Task objective
Below this line is a listing that includes pictures. Copy exactly, and only, the lines from the one containing "Write the matplotlib code for this chart." through the one containing "alpha=0.09, clip_on=False, zorder=2))"; the pictures do not go in the copy.

Given records
#####
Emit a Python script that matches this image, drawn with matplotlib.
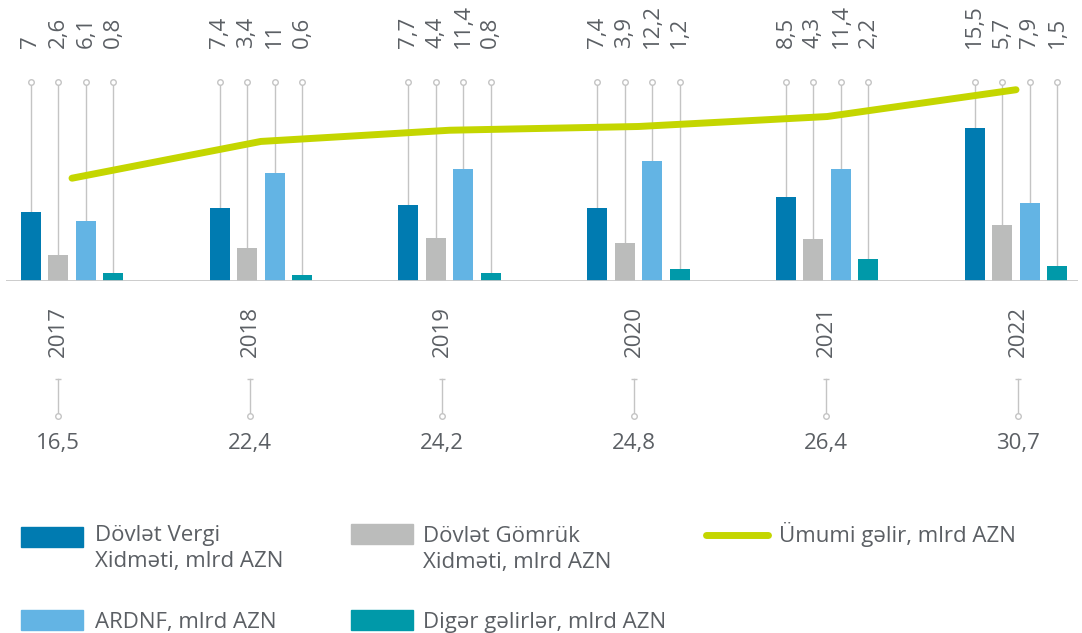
import numpy as np
import matplotlib.pyplot as plt
from matplotlib.patches import Rectangle

plt.rcParams['font.family'] = ['Open Sans', 'DejaVu Sans']

# data, mlrd AZN
years = ['2017', '2018', '2019', '2020', '2021', '2022']
vergi = [7, 7.4, 7.7, 7.4, 8.5, 15.5]
gomruk = [2.6, 3.4, 4.4, 3.9, 4.3, 5.7]
ardnf = [6.1, 11, 11.4, 12.2, 11.4, 7.9]
diger = [0.8, 0.6, 0.8, 1.2, 2.2, 1.5]
umumi = [16.5, 22.4, 24.2, 24.8, 26.4, 30.7]

bar_labels = ['Dövlət Vergi\nXidməti, mlrd AZN', 'Dövlət Gömrük\nXidməti, mlrd AZN',
              'ARDNF, mlrd AZN', 'Digər gəlirlər, mlrd AZN']
line_label = 'Ümumi gəlir, mlrd AZN'

colors = ['#007bb1', '#bbbcbb', '#63b4e4', '#0099a9']
line_color = '#c4d600'
text_color = '#5b5f64'
stem_color = '#c4c4c4'
fs = 16


def fmt(v):
    return f'{v:g}'.replace('.', ',')


W, H = 1082, 633
fig = plt.figure(figsize=(W / 100, H / 100), dpi=100)

# main panel: bars + line, baseline at 281 px from top
base_px = 281
step = 188.8  # px between groups
ax = fig.add_axes([6 / W, (H - base_px) / H, 1072 / W, base_px / H])
ax.set_xlim(-(72 - 6) / step, 5 + (1078 - 1016) / step)
ax.set_ylim(0, base_px / 9.85)
ax.axis('off')

x = np.arange(len(years))
width = 20 / step
series = [vergi, gomruk, ardnf, diger]
marker_y = (base_px - 82) / 9.85
label_y = (base_px - 48) / 9.85

for k, vals in enumerate(series):
    xs = x + (k - 1.5) * 27.5 / step
    ax.vlines(xs, 0, marker_y, color=stem_color, lw=1, zorder=1)
    ax.plot(xs, [marker_y] * len(xs), 'o', ms=4, mfc='white', mec=stem_color, mew=1, zorder=2)
    ax.bar(xs, vals, width=width, color=colors[k], zorder=3)
    for xi, v in zip(xs, vals):
        ax.text(xi, label_y, fmt(v), rotation=90, ha='center', va='bottom',
                fontsize=fs, color=text_color)

ax.axhline(0, color='#c8c8c8', lw=2, zorder=4)

ax2 = ax.twinx()
ax2.set_ylim(0, base_px / 6.23)
ax2.plot(x, umumi, color=line_color, lw=5, solid_capstyle='round')
ax2.axis('off')

# lower panel: years, connectors, totals (own spacing)
low = fig.add_axes([0, 0, 1, 1])
low.set_xlim(-58 / 192, (W - 58) / 192)
low.set_ylim(H, 0)
low.axis('off')
for i, (yr, tot) in enumerate(zip(years, umumi)):
    low.text(i, 306, yr, rotation=90, ha='center', va='top', fontsize=fs, color=text_color)
    low.plot([i, i], [379, 416], color=stem_color, lw=1)
    low.plot(i, 379, marker='_', ms=5, mec=stem_color, mew=1)
    low.plot(i, 416, 'o', ms=4, mfc='white', mec=stem_color, mew=1)
    low.text(i, 449, fmt(tot), ha='center', va='baseline', fontsize=fs, color=text_color)

# legend
leg = fig.add_axes([0, 0, 1, 1])
leg.set_xlim(0, W)
leg.set_ylim(H, 0)
leg.axis('off')
boxes = [(21, 527, 95, 541), (351, 524, 423, 542), (21, 610, 95, 628), (351, 610, 423, 628)]
for (bx, by, tx, ty), c, lab in zip(boxes, colors, bar_labels):
    leg.add_patch(Rectangle((bx, by), 62, 20, color=c))
    for j, line in enumerate(lab.split('\n')):
        leg.text(tx, ty + 26 * j, line, va='baseline', ha='left', fontsize=fs, color=text_color)
leg.plot([706, 768], [535, 535], color=line_color, lw=5, solid_capstyle='round')
leg.text(779, 542, line_label, va='baseline', ha='left', fontsize=fs, color=text_color)

fig.savefig('out.png', dpi=100)
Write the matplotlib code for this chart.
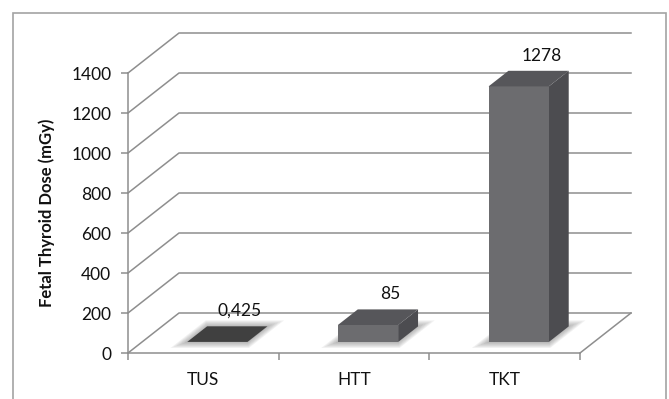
import matplotlib.pyplot as plt
from matplotlib.patches import Polygon, Rectangle

plt.rcParams.update({'font.family': ['Lato', 'DejaVu Sans'],
                     'font.size': 12.5})

categories = ['TUS', 'HTT', 'TKT']
doses = [0.425, 85, 1278]
dose_labels = ['0,425', '85', '1278']
y_ticks = [0, 200, 400, 600, 800, 1000, 1200, 1400]

# fake-3D geometry (depth offset in data units)
DX, DY = 0.3385, 200
F0, F1 = 0.275, 0.665      # bar front / back depth
HW = 0.2                   # half bar width
grid_c = '#8e8e8e'
text_c = '#111111'

front_c = ['#404040', '#6c6c6f', '#6c6c6f']
top_c = ['#404040', '#56565a', '#56565a']
side_c = ['#3a3a3a', '#4c4c50', '#4c4c50']


def proj(x, y, d):
    return x + d * DX, y + d * DY


fig = plt.figure(figsize=(6.69, 3.99), dpi=100)
ax = fig.add_axes([128/669, 46/399, 452/669, 280/399])
ax.set_xlim(-0.5, 2.5)
ax.set_ylim(0, 1400)

# side wall + back wall gridlines
for v in y_ticks:
    x0, y0 = proj(-0.5, v, 1)
    x1, y1 = proj(2.5, v, 1)
    ax.plot([-0.5, x0, x1], [v, y0, y1], color=grid_c, lw=1.1,
            clip_on=False, zorder=1)
xr, yr = proj(2.5, 0, 1)
ax.plot([2.5, xr], [0, yr], color=grid_c, lw=1.1, clip_on=False, zorder=1)

for i, v in enumerate(doses):
    xl, xr_ = i - HW, i + HW

    # soft shadow under the bar
    for k in range(6):
        e = 0.01 * (k + 1)
        ed = 0.025 * (k + 1)
        pts = [proj(xl - e, 0, F0 - ed), proj(xr_ + e, 0, F0 - ed),
               proj(xr_ + e, 0, F1 + ed), proj(xl - e, 0, F1 + ed)]
        ax.add_patch(Polygon(pts, closed=True, fc='#6a6a6a', ec='none',
                             alpha=0.09, clip_on=False, zorder=2))

    side = [proj(xr_, 0, F0), proj(xr_, v, F0), proj(xr_, v, F1), proj(xr_, 0, F1)]
    front = [proj(xl, 0, F0), proj(xr_, 0, F0), proj(xr_, v, F0), proj(xl, v, F0)]
    top = [proj(xl, v, F0), proj(xr_, v, F0), proj(xr_, v, F1), proj(xl, v, F1)]
    ax.add_patch(Polygon(side, closed=True, fc=side_c[i], ec='none',
                         clip_on=False, zorder=3))
    ax.add_patch(Polygon(front, closed=True, fc=front_c[i], ec='none',
                         clip_on=False, zorder=3))
    ax.add_patch(Polygon(top, closed=True, fc=top_c[i], ec='none',
                         clip_on=False, zorder=4))

    ax.annotate(dose_labels[i], xy=proj(i, v, F1), xytext=(2, 11),
                textcoords='offset points', ha='center', va='center',
                color=text_c, annotation_clip=False)

for s in ['top', 'right']:
    ax.spines[s].set_visible(False)
for s in ['left', 'bottom']:
    ax.spines[s].set_color(grid_c)
    ax.spines[s].set_linewidth(1.1)

ax.set_yticks(y_ticks)
ax.tick_params(axis='y', length=5, width=1.1, color=grid_c, pad=7,
               labelcolor=text_c)
ax.set_xticks([-0.5, 0.5, 1.5, 2.5])
ax.set_xticklabels([])
ax.set_xticks(range(len(categories)), minor=True)
ax.set_xticklabels(categories, minor=True)
ax.tick_params(axis='x', which='major', length=5, width=1.1, color=grid_c)
ax.tick_params(axis='x', which='minor', length=0, pad=14,
               labelcolor=text_c)

ax.set_ylabel('Fetal Thyroid Dose (mGy)', fontweight='bold', color=text_c,
              fontsize=12)
ax.yaxis.set_label_coords(-0.1615, 0.5)

# chart area border
fig.add_artist(Rectangle((13/669, -0.1), 653/669, 386/399 + 0.1,
                         transform=fig.transFigure, fill=False,
                         ec='#a3a3a3', lw=1.2))

fig.savefig('out.png', dpi=100)
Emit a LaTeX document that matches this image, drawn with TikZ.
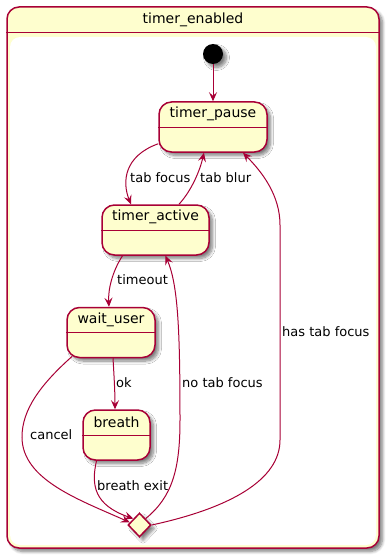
\documentclass[tikz,border=0pt]{standalone}
\usepackage{fontspec}
\setmainfont{DejaVu Sans}
\usetikzlibrary{arrows.meta,shapes.geometric,shadows.blur}
\definecolor{umlred}{HTML}{A80036}
\definecolor{umlfill}{HTML}{FEFECE}
\begin{document}
\begin{tikzpicture}[x=1pt,y=-1pt,
  softshadow/.style={blur shadow={shadow xshift=3.5pt,shadow yshift=-3.5pt,shadow blur radius=3pt,shadow blur steps=8,shadow opacity=50}},
  statebox/.style={rectangle,rounded corners=12.5pt,draw=umlred,fill=umlfill,line width=1.5pt,inner sep=0pt,softshadow},
  statename/.style={font=\fontsize{14}{16}\selectfont,inner sep=0pt},
  divider/.style={draw=umlred,line width=1.2pt},
  trans/.style={draw=umlred,line width=1pt,-{Stealth[length=9pt,width=8pt,inset=3.5pt]}},
  elabel/.style={font=\fontsize{13}{15}\selectfont,inner sep=0pt,anchor=west},
]
\useasboundingbox (0,0) rectangle (389,559);

% composite state
\node[statebox,rounded corners=12pt,minimum width=372pt,minimum height=541pt] (te) at (193,277.5) {};
\draw[divider] ([yshift=-26pt]te.north west) -- ([yshift=-26pt]te.north east);
\node[statename] (tename) at ([yshift=-13.5pt]te.north) {timer\_enabled};
\fill[white,rounded corners=10pt] (10,37) rectangle (376,545);

% initial pseudo-state
\node[circle,fill=black,minimum size=20pt,inner sep=0pt,softshadow] (init) at (213,54) {};

% simple states
\node[statebox,minimum width=108pt,minimum height=50pt] (tp) at (213,127) {};
\node[statename] (tpname) at ([yshift=-13pt]tp.north) {timer\_pause};
\draw[divider] ([yshift=-26pt]tp.north west) -- ([yshift=-26pt]tp.north east);

\node[statebox,minimum width=107pt,minimum height=50pt] (ta) at (155.5,230) {};
\node[statename] (taname) at ([yshift=-13pt]ta.north) {timer\_active};
\draw[divider] ([yshift=-26pt]ta.north west) -- ([yshift=-26pt]ta.north east);

\node[statebox,minimum width=88pt,minimum height=50pt] (wu) at (111,332.5) {};
\node[statename] (wuname) at ([yshift=-13pt]wu.north) {wait\_user};
\draw[divider] ([yshift=-26pt]wu.north west) -- ([yshift=-26pt]wu.north east);

\node[statebox,minimum width=67pt,minimum height=50pt] (br) at (116.5,435) {};
\node[statename] (brname) at ([yshift=-13pt]br.north) {breath};
\draw[divider] ([yshift=-26pt]br.north west) -- ([yshift=-26pt]br.north east);

% choice
\node[diamond,draw=umlred,fill=umlfill,line width=1.5pt,inner sep=0pt,minimum width=23pt,minimum height=24pt,softshadow] (ch) at (139.5,525) {};

% transitions
\draw[trans] (init) -- (tp);
\draw[trans] ([yshift=9pt]tp.south west) .. controls (124,156) and (122,182) .. ([xshift=-24.5pt]ta.north);
\draw[trans] ([xshift=23.5pt]ta.north) .. controls (192,190) and (200,170) .. ([xshift=-9pt]tp.south);
\draw[trans] ([xshift=-33pt]ta.south) .. controls (112,272) and (108,290) .. ([xshift=-2pt]wu.north);
\draw[trans] ([xshift=2pt]wu.south) .. controls (114,375) and (115,392) .. ([xshift=-1.5pt]br.north);
\draw[trans] ([xshift=6pt,yshift=2pt]wu.south west) .. controls (40,385) and (22,410) .. (22,437)
  .. controls (22,480) and (80,500) .. (ch.165);
\draw[trans] ([xshift=-20pt]br.south) .. controls (91,485) and (94,505) .. (ch.north west);
\draw[trans] (ch.north east) .. controls (172,497) and (180,470) .. (180,420)
  .. controls (180,330) and (178,285) .. ([xshift=10pt]ta.south);
\draw[trans] (ch.east) .. controls (230,508) and (280,480) .. (280,440) -- (280,225)
  .. controls (280,195) and (262,172) .. ([xshift=30pt]tp.south);

% transition labels
\node[elabel] (l1) at (130,178) {tab focus};
\node[elabel] (l2) at (200,178) {tab blur};
\node[elabel] (l3) at (117,280) {timeout};
\node[elabel] (l4) at (116,383) {ok};
\node[elabel] (l5) at (30,435) {cancel};
\node[elabel] (l6) at (97,486) {breath exit};
\node[elabel] (l7) at (182,383) {no tab focus};
\node[elabel] (l8) at (282,332) {has tab focus};
\end{tikzpicture}
\end{document}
#####
Answer in full
Write the matplotlib code for this chart.
import matplotlib.pyplot as plt
from matplotlib.patches import Polygon, Rectangle

plt.rcParams.update({'font.family': ['Lato', 'DejaVu Sans'],
                     'font.size': 12.5})

categories = ['TUS', 'HTT', 'TKT']
doses = [0.425, 85, 1278]
dose_labels = ['0,425', '85', '1278']
y_ticks = [0, 200, 400, 600, 800, 1000, 1200, 1400]

# fake-3D geometry (depth offset in data units)
DX, DY = 0.3385, 200
F0, F1 = 0.275, 0.665      # bar front / back depth
HW = 0.2                   # half bar width
grid_c = '#8e8e8e'
text_c = '#111111'

front_c = ['#404040', '#6c6c6f', '#6c6c6f']
top_c = ['#404040', '#56565a', '#56565a']
side_c = ['#3a3a3a', '#4c4c50', '#4c4c50']


def proj(x, y, d):
    return x + d * DX, y + d * DY


fig = plt.figure(figsize=(6.69, 3.99), dpi=100)
ax = fig.add_axes([128/669, 46/399, 452/669, 280/399])
ax.set_xlim(-0.5, 2.5)
ax.set_ylim(0, 1400)

# side wall + back wall gridlines
for v in y_ticks:
    x0, y0 = proj(-0.5, v, 1)
    x1, y1 = proj(2.5, v, 1)
    ax.plot([-0.5, x0, x1], [v, y0, y1], color=grid_c, lw=1.1,
            clip_on=False, zorder=1)
xr, yr = proj(2.5, 0, 1)
ax.plot([2.5, xr], [0, yr], color=grid_c, lw=1.1, clip_on=False, zorder=1)

for i, v in enumerate(doses):
    xl, xr_ = i - HW, i + HW

    # soft shadow under the bar
    for k in range(6):
        e = 0.01 * (k + 1)
        ed = 0.025 * (k + 1)
        pts = [proj(xl - e, 0, F0 - ed), proj(xr_ + e, 0, F0 - ed),
               proj(xr_ + e, 0, F1 + ed), proj(xl - e, 0, F1 + ed)]
        ax.add_patch(Polygon(pts, closed=True, fc='#6a6a6a', ec='none',
                             alpha=0.09, clip_on=False, zorder=2))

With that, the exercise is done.